* **Exercise prompt**: Copy the lines of the data below exactly, starting at the first and stopping after the line that contains "label='Ground truth baseline')"; include no pictures.
start
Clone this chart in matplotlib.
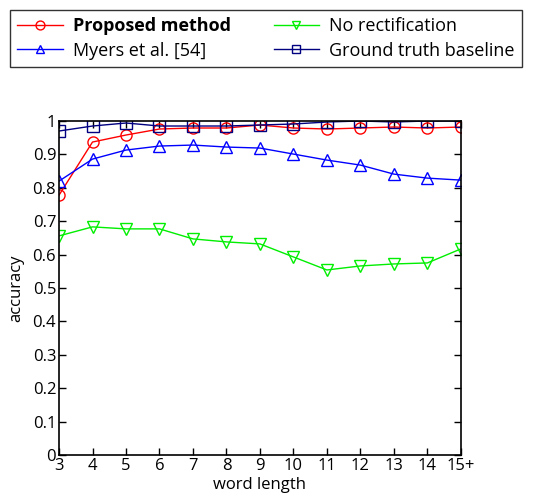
import matplotlib
matplotlib.use("Agg")
import matplotlib.pyplot as plt

word_length = ["3", "4", "5", "6", "7", "8", "9", "10", "11", "12", "13", "14", "15+"]
proposed = [0.778, 0.937, 0.958, 0.976, 0.979, 0.979, 0.988, 0.979, 0.976, 0.979, 0.982, 0.979, 0.982]
myers = [0.820, 0.886, 0.913, 0.925, 0.928, 0.922, 0.919, 0.901, 0.883, 0.868, 0.841, 0.829, 0.823]
no_rect = [0.656, 0.683, 0.677, 0.677, 0.647, 0.638, 0.632, 0.593, 0.554, 0.566, 0.572, 0.575, 0.617]
ground_truth = [0.970, 0.985, 0.994, 0.985, 0.985, 0.985, 0.988, 0.991, 0.997, 1.000, 0.997, 1.000, 1.000]

plt.rcParams['font.family'] = ['Open Sans', 'DejaVu Sans']

fig = plt.figure(figsize=(5.39, 5.0), dpi=100)
ax = fig.add_axes([0.1095, 0.09, 0.7455, 0.668])
x = list(range(len(word_length)))

h1, = ax.plot(x, proposed, '-o', color='#ff0000', mfc='none', ms=8, lw=1, label='Proposed method')
h2, = ax.plot(x, myers, '-^', color='#0000ff', mfc='none', ms=8, lw=1, label='Myers et al. [54]')
h3, = ax.plot(x, no_rect, '-v', color='#00ee00', mfc='none', ms=8, lw=1, label='No rectification')
h4, = ax.plot(x, ground_truth, '-s', color='#000080', mfc='none', ms=8, lw=1, label='Ground truth baseline')

ax.set_xlim(0, len(word_length) - 1)
ax.set_ylim(0, 1)
ax.set_xticks(x)
ax.set_xticklabels(word_length)
ax.set_yticks([i / 10 for i in range(11)])
ax.set_yticklabels(['0', '0.1', '0.2', '0.3', '0.4', '0.5', '0.6', '0.7', '0.8', '0.9', '1'])
ax.tick_params(direction='in', top=True, right=True, labelsize=12, length=5, width=1, pad=2)
for s in ax.spines.values():
    s.set_linewidth(1.2)
ax.set_xlabel('word length', fontsize=12, labelpad=2)
ax.set_ylabel('accuracy', fontsize=12, labelpad=6)

leg = fig.legend(handles=[h1, h2, h3, h4], loc='upper left', bbox_to_anchor=(0.019, 0.98),
                 ncol=2, fontsize=13, frameon=True, fancybox=False, edgecolor='black',
                 handlelength=2.5, columnspacing=2.4, borderpad=0.4, labelspacing=0.35, handletextpad=0.55,
                 borderaxespad=0, markerscale=0.8)
leg.get_frame().set_linewidth(1)
leg.get_texts()[0].set_fontweight('bold')

fig.savefig('out.png', dpi=100)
end
* **Exercise answer**:
Clone this chart in matplotlib.
import matplotlib
matplotlib.use("Agg")
import matplotlib.pyplot as plt

word_length = ["3", "4", "5", "6", "7", "8", "9", "10", "11", "12", "13", "14", "15+"]
proposed = [0.778, 0.937, 0.958, 0.976, 0.979, 0.979, 0.988, 0.979, 0.976, 0.979, 0.982, 0.979, 0.982]
myers = [0.820, 0.886, 0.913, 0.925, 0.928, 0.922, 0.919, 0.901, 0.883, 0.868, 0.841, 0.829, 0.823]
no_rect = [0.656, 0.683, 0.677, 0.677, 0.647, 0.638, 0.632, 0.593, 0.554, 0.566, 0.572, 0.575, 0.617]
ground_truth = [0.970, 0.985, 0.994, 0.985, 0.985, 0.985, 0.988, 0.991, 0.997, 1.000, 0.997, 1.000, 1.000]

plt.rcParams['font.family'] = ['Open Sans', 'DejaVu Sans']

fig = plt.figure(figsize=(5.39, 5.0), dpi=100)
ax = fig.add_axes([0.1095, 0.09, 0.7455, 0.668])
x = list(range(len(word_length)))

h1, = ax.plot(x, proposed, '-o', color='#ff0000', mfc='none', ms=8, lw=1, label='Proposed method')
h2, = ax.plot(x, myers, '-^', color='#0000ff', mfc='none', ms=8, lw=1, label='Myers et al. [54]')
h3, = ax.plot(x, no_rect, '-v', color='#00ee00', mfc='none', ms=8, lw=1, label='No rectification')
h4, = ax.plot(x, ground_truth, '-s', color='#000080', mfc='none', ms=8, lw=1, label='Ground truth baseline')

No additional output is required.